DATA LISTING ::
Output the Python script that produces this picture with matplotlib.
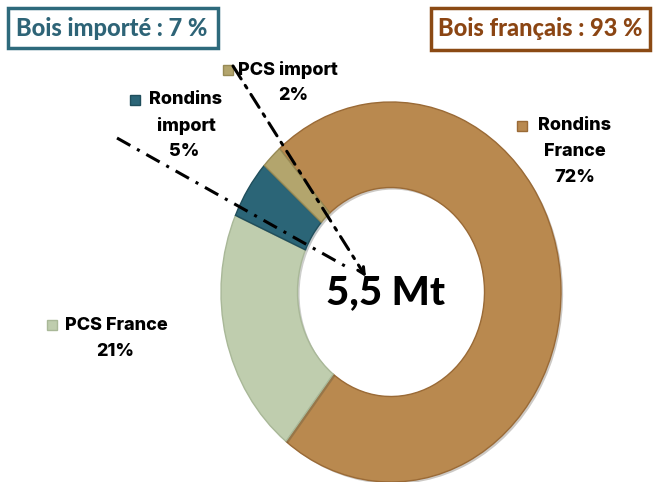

==

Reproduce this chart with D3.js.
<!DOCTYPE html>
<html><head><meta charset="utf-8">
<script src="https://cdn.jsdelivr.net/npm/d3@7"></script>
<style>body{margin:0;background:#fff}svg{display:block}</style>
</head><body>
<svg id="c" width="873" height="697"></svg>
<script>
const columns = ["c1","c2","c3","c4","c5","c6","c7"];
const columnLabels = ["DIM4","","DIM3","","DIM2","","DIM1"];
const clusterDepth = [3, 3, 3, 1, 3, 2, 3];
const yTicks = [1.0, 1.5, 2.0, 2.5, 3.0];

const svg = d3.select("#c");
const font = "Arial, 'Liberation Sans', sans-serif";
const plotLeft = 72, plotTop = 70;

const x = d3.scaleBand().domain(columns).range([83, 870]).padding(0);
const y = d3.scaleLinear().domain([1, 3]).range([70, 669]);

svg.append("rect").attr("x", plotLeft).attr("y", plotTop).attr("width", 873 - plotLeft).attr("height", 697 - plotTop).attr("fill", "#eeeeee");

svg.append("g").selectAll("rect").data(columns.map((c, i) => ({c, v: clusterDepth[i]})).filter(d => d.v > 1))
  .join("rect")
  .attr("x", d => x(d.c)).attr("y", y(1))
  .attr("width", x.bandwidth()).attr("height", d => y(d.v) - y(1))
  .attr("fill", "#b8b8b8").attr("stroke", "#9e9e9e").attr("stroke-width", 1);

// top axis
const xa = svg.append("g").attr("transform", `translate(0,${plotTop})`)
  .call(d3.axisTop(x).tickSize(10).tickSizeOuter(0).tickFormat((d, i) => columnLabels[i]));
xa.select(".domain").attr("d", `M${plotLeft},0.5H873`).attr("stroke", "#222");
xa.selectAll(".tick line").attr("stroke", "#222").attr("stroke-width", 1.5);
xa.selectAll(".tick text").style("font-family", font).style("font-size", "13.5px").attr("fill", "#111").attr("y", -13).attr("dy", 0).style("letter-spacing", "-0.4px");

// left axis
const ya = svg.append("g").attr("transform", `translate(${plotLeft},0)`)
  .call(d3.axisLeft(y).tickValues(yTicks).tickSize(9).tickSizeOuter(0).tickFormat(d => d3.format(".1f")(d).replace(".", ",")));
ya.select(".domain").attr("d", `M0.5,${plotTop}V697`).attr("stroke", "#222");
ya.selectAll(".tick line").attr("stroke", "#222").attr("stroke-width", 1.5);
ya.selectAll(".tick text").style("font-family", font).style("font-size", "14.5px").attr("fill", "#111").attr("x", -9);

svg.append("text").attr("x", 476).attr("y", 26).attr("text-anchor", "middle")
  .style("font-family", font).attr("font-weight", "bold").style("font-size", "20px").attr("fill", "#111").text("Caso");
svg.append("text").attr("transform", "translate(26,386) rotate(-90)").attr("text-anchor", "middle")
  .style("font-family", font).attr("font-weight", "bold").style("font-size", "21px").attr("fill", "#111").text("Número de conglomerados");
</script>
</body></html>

WHAT YOU WILL DO :: Take the line containing "Reproduce this chart with D3.js." and the line containing "const plotLeft = 72, plotTop = 70;". Write out both and all lines between, exactly, and nothing more.

FULL OUTPUT ::
Reproduce this chart with D3.js.
<!DOCTYPE html>
<html><head><meta charset="utf-8">
<script src="https://cdn.jsdelivr.net/npm/d3@7"></script>
<style>body{margin:0;background:#fff}svg{display:block}</style>
</head><body>
<svg id="c" width="873" height="697"></svg>
<script>
const columns = ["c1","c2","c3","c4","c5","c6","c7"];
const columnLabels = ["DIM4","","DIM3","","DIM2","","DIM1"];
const clusterDepth = [3, 3, 3, 1, 3, 2, 3];
const yTicks = [1.0, 1.5, 2.0, 2.5, 3.0];

const svg = d3.select("#c");
const font = "Arial, 'Liberation Sans', sans-serif";
const plotLeft = 72, plotTop = 70;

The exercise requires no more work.